● **Exercise directions**: Locate the word "chart" in the material, then show every line that holds it.

● **Supplied data**:
[start]

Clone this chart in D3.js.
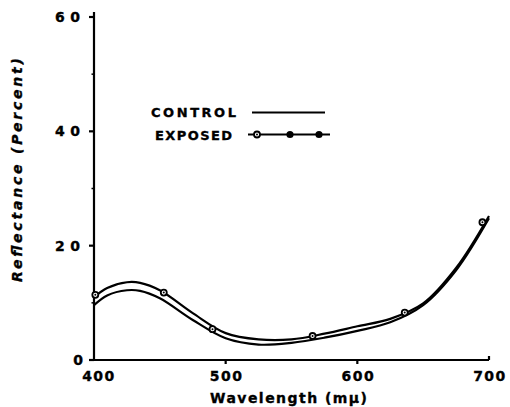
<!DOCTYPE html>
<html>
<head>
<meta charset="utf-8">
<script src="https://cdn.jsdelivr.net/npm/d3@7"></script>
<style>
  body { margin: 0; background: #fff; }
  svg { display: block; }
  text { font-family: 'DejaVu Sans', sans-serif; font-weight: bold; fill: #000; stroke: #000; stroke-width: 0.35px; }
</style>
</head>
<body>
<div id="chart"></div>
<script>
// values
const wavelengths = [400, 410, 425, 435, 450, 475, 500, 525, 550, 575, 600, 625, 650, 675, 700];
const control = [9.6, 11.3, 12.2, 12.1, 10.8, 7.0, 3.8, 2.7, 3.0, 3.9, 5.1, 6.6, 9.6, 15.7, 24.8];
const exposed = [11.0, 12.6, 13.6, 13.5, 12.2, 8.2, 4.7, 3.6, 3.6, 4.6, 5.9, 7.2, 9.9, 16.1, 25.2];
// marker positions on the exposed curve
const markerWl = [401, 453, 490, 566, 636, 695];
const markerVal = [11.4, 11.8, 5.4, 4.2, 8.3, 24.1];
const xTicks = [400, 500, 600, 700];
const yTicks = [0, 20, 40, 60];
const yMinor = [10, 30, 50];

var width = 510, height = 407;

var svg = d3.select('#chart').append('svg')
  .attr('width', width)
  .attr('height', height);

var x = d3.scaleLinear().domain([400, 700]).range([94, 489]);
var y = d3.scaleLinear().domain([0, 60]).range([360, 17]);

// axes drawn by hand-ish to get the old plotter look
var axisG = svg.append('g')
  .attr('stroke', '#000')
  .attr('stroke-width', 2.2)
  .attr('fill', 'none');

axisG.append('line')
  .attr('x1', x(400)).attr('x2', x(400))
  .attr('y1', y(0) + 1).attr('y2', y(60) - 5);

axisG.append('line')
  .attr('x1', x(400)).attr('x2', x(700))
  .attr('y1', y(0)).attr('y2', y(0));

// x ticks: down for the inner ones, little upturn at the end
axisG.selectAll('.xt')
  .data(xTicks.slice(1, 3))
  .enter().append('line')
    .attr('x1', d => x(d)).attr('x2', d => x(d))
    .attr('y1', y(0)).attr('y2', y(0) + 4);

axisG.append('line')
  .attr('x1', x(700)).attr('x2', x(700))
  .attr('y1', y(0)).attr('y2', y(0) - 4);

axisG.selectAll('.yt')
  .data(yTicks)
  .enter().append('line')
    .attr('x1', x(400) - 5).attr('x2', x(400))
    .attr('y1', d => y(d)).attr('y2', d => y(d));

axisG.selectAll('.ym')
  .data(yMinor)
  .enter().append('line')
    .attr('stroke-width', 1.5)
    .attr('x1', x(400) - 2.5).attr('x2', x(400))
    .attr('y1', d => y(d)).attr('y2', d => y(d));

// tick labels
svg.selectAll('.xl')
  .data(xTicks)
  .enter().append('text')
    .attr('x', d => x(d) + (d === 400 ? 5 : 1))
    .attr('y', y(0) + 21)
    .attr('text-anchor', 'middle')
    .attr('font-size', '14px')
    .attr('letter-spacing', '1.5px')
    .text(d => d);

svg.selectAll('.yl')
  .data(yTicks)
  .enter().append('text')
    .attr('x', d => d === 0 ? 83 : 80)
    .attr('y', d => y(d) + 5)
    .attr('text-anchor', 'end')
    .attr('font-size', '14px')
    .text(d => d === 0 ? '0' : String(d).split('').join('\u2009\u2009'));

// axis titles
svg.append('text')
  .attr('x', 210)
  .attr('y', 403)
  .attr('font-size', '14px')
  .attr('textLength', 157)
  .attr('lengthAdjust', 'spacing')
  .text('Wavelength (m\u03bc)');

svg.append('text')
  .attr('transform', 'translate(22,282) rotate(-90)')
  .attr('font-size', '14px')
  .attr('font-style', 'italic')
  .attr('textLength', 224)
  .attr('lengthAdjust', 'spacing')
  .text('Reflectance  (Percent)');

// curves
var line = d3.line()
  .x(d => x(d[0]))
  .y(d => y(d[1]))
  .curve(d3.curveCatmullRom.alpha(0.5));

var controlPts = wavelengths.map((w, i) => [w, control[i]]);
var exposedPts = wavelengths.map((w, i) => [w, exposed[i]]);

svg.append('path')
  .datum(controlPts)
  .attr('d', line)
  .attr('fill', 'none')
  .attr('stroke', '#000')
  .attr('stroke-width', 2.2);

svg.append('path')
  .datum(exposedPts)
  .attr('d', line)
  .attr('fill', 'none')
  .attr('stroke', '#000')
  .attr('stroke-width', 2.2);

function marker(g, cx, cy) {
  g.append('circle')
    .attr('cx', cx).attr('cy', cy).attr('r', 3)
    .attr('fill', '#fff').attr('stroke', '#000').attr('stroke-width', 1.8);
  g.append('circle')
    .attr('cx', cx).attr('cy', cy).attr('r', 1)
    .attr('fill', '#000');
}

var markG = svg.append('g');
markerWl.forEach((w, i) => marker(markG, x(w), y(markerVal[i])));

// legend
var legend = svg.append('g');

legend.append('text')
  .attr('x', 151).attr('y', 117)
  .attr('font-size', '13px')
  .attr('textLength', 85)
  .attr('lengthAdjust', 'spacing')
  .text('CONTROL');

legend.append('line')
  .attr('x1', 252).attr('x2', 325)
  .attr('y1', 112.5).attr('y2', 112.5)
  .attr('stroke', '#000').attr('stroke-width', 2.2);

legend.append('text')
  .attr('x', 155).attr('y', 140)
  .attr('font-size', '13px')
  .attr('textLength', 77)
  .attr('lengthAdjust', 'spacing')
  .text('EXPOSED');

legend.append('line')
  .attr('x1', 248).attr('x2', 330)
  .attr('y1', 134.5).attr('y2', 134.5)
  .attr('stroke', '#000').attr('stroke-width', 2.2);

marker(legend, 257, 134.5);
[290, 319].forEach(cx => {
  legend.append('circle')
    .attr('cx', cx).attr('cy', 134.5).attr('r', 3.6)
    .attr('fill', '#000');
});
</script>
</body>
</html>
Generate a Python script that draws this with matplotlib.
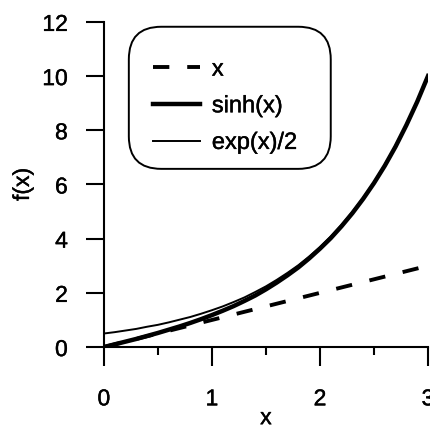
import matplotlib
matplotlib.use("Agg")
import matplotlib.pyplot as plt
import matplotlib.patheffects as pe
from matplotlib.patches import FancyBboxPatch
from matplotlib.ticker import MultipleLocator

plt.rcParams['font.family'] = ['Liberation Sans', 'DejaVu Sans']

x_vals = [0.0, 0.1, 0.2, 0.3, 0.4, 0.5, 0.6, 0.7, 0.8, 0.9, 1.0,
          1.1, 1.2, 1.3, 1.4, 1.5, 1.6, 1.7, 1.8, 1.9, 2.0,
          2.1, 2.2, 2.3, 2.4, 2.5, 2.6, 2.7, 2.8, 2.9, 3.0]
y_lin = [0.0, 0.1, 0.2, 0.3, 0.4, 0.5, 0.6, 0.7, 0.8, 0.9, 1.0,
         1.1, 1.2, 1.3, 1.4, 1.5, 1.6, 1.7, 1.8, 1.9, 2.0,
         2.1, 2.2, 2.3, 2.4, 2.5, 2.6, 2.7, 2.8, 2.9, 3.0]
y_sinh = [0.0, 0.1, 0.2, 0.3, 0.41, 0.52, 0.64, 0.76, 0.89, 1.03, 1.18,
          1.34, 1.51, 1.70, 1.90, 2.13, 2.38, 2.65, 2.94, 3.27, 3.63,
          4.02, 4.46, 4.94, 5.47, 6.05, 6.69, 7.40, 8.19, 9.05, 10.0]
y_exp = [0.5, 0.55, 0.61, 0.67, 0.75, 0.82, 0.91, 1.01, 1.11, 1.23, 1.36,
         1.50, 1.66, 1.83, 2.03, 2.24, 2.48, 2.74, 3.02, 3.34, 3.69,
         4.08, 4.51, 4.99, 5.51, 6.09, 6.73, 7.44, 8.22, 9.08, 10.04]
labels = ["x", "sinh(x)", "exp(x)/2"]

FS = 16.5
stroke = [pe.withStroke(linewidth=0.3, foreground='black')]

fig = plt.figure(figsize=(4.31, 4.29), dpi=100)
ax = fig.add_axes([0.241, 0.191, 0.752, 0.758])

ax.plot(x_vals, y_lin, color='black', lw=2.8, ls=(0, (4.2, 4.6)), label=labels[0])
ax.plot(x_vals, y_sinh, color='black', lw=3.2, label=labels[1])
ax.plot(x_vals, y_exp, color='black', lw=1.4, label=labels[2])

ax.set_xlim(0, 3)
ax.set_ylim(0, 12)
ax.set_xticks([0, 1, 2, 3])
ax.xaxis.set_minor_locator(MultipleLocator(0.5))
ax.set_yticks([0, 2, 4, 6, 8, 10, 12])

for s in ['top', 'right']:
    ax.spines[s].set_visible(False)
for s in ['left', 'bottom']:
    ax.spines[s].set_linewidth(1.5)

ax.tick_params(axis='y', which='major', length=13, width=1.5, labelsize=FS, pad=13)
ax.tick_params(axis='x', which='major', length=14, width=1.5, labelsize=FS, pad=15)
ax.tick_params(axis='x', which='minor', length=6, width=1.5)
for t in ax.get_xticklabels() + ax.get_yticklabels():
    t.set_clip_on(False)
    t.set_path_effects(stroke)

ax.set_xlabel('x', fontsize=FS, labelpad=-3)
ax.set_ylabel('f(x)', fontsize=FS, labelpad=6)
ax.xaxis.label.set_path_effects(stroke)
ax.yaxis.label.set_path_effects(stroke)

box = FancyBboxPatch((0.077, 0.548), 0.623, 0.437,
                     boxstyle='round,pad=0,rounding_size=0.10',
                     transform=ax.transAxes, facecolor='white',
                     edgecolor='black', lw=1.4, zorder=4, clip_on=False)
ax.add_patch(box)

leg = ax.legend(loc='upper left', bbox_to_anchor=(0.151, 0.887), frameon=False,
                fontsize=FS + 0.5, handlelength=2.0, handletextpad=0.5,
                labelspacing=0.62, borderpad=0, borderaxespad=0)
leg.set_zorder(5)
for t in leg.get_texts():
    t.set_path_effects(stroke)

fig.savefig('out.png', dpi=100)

[end]

● **Full answer**:
Clone this chart in D3.js.
<div id="chart"></div>
var svg = d3.select('#chart').append('svg')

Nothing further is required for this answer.